**What is needed**
Check every line below for the word "matplotlib" and copy each one that has it.

**Dataset extract**
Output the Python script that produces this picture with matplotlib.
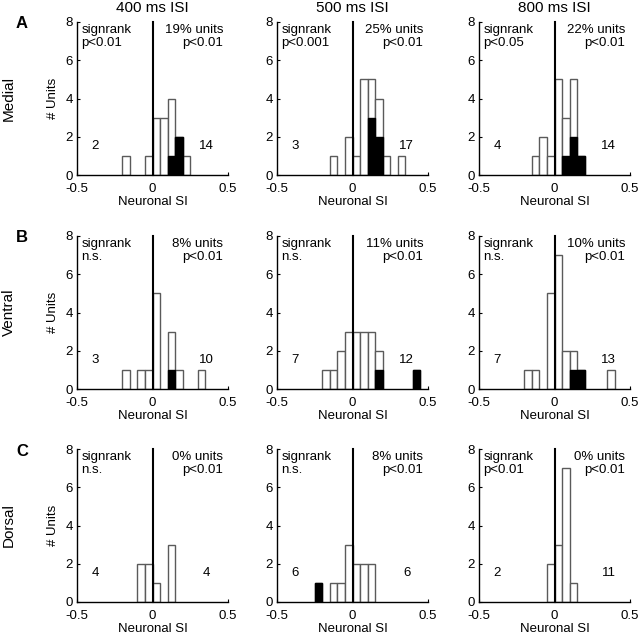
import numpy as np
import matplotlib
matplotlib.use("Agg")
import matplotlib.pyplot as plt

plt.rcParams['font.family'] = ['Liberation Sans', 'DejaVu Sans']
plt.rcParams['font.size'] = 9.5

# Bin left edges (bin width 0.05)
bin_left = [-0.25, -0.2, -0.15, -0.1, -0.05, 0.0, 0.05, 0.1, 0.15, 0.2, 0.25, 0.3, 0.35, 0.4]
bin_width = 0.05

isi_titles = ["400 ms ISI", "500 ms ISI", "800 ms ISI"]
regions = ["Medial", "Ventral", "Dorsal"]
panel_letters = ["A", "B", "C"]

# total counts per bin (white + black)
medial_400_total = [0, 1, 0, 0, 1, 3, 3, 4, 2, 1, 0, 0, 0, 0]
medial_400_sig   = [0, 0, 0, 0, 0, 0, 0, 1, 2, 0, 0, 0, 0, 0]
medial_500_total = [0, 0, 1, 0, 2, 1, 5, 5, 4, 1, 0, 1, 0, 0]
medial_500_sig   = [0, 0, 0, 0, 0, 0, 0, 3, 2, 0, 0, 0, 0, 0]
medial_800_total = [0, 0, 1, 2, 1, 5, 3, 5, 1, 0, 0, 0, 0, 0]
medial_800_sig   = [0, 0, 0, 0, 0, 0, 1, 2, 1, 0, 0, 0, 0, 0]
ventral_400_total = [0, 1, 0, 1, 1, 5, 0, 3, 1, 0, 0, 1, 0, 0]
ventral_400_sig   = [0, 0, 0, 0, 0, 0, 0, 1, 0, 0, 0, 0, 0, 0]
ventral_500_total = [0, 1, 1, 2, 3, 3, 3, 3, 2, 0, 0, 0, 0, 1]
ventral_500_sig   = [0, 0, 0, 0, 0, 0, 0, 0, 1, 0, 0, 0, 0, 1]
ventral_800_total = [0, 1, 1, 0, 5, 7, 2, 2, 1, 0, 0, 0, 1, 0]
ventral_800_sig   = [0, 0, 0, 0, 0, 0, 0, 1, 1, 0, 0, 0, 0, 0]
dorsal_400_total = [0, 0, 0, 2, 2, 1, 0, 3, 0, 0, 0, 0, 0, 0]
dorsal_400_sig   = [0, 0, 0, 0, 0, 0, 0, 0, 0, 0, 0, 0, 0, 0]
dorsal_500_total = [1, 0, 1, 1, 3, 2, 2, 2, 0, 0, 0, 0, 0, 0]
dorsal_500_sig   = [1, 0, 0, 0, 0, 0, 0, 0, 0, 0, 0, 0, 0, 0]
dorsal_800_total = [0, 0, 0, 0, 2, 3, 7, 1, 0, 0, 0, 0, 0, 0]
dorsal_800_sig   = [0, 0, 0, 0, 0, 0, 0, 0, 0, 0, 0, 0, 0, 0]

signrank_text = [["p<0.01", "p<0.001", "p<0.05"],
                 ["n.s.", "n.s.", "n.s."],
                 ["n.s.", "n.s.", "p<0.01"]]
units_pct = [["19%", "25%", "22%"],
             ["8%", "11%", "10%"],
             ["0%", "8%", "0%"]]
left_counts = [[2, 3, 4], [3, 7, 7], [4, 6, 2]]
right_counts = [[14, 17, 14], [10, 12, 13], [4, 6, 11]]
x_tick_labels = ["-0.5", "0", "0.5"]

totals = [[medial_400_total, medial_500_total, medial_800_total],
          [ventral_400_total, ventral_500_total, ventral_800_total],
          [dorsal_400_total, dorsal_500_total, dorsal_800_total]]
sigs = [[medial_400_sig, medial_500_sig, medial_800_sig],
        [ventral_400_sig, ventral_500_sig, ventral_800_sig],
        [dorsal_400_sig, dorsal_500_sig, dorsal_800_sig]]

W, H = 640, 636
fig = plt.figure(figsize=(W / 100, H / 100), dpi=100)

col_left_px = [77, 277, 479]
ax_w_px = 151
row_top_px = [22, 236, 449]
ax_h_px = 153

edge_gray = "#5a5a5a"

for r in range(3):
    for c in range(3):
        l = col_left_px[c] / W
        b = 1 - (row_top_px[r] + ax_h_px) / H
        ax = fig.add_axes([l, b, ax_w_px / W, ax_h_px / H])
        tot = np.array(totals[r][c])
        sg = np.array(sigs[r][c])
        x = np.array(bin_left)
        mask = tot > 0
        ax.bar(x[mask], tot[mask], width=bin_width, align='edge',
               facecolor='white', edgecolor=edge_gray, linewidth=1.0, zorder=2)
        smask = sg > 0
        if smask.any():
            ax.bar(x[smask], sg[smask], width=bin_width, align='edge',
                   facecolor='black', edgecolor='black', linewidth=1.0, zorder=3)
        ax.plot([0, 0], [0, 8], color='black', linewidth=1.5, zorder=4, clip_on=False)
        ax.set_xlim(-0.5, 0.5)
        ax.set_ylim(0, 8)
        ax.set_xticks([-0.5, 0, 0.5])
        ax.set_xticklabels(x_tick_labels)
        ax.set_yticks([0, 2, 4, 6, 8])
        ax.tick_params(direction='in', length=2, labelsize=9.5)
        ax.tick_params(axis='x', pad=5.5)
        ax.tick_params(axis='y', pad=3)
        for s in ['top', 'right']:
            ax.spines[s].set_visible(False)
        for s in ['left', 'bottom']:
            ax.spines[s].set_linewidth(1.0)
        ax.set_xlabel("Neuronal SI", fontsize=9.5, labelpad=1)
        if c == 0:
            ax.set_ylabel("# Units", fontsize=9.5, labelpad=5)
        ax.text(0.03, 0.985, "signrank\n" + signrank_text[r][c], transform=ax.transAxes,
                ha='left', va='top', fontsize=9.5, linespacing=1.1)
        ax.text(0.97, 0.985, units_pct[r][c] + " units\np<0.01", transform=ax.transAxes,
                ha='right', va='top', fontsize=9.5, linespacing=1.1, multialignment='right')
        ax.text(-0.38, 1.5, str(left_counts[r][c]), ha='center', va='center', fontsize=9.5)
        ax.text(0.36, 1.5, str(right_counts[r][c]), ha='center', va='center', fontsize=9.5)
        if r == 0:
            fig.text((col_left_px[c] + ax_w_px / 2) / W, 1 - 8 / H, isi_titles[c],
                     ha='center', va='center', fontsize=11)
    cy = 1 - (row_top_px[r] + ax_h_px / 2) / H
    fig.text(9 / W, cy, regions[r], rotation=90, ha='center', va='center', fontsize=11)
    fig.text(22 / W, 1 - (row_top_px[r] + 2) / H, panel_letters[r], ha='center',
             va='center', fontsize=12, fontweight='bold')

fig.savefig("out.png", dpi=100)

**Solution to this exercise**
Output the Python script that produces this picture with matplotlib.
import matplotlib
matplotlib.use("Agg")
import matplotlib.pyplot as plt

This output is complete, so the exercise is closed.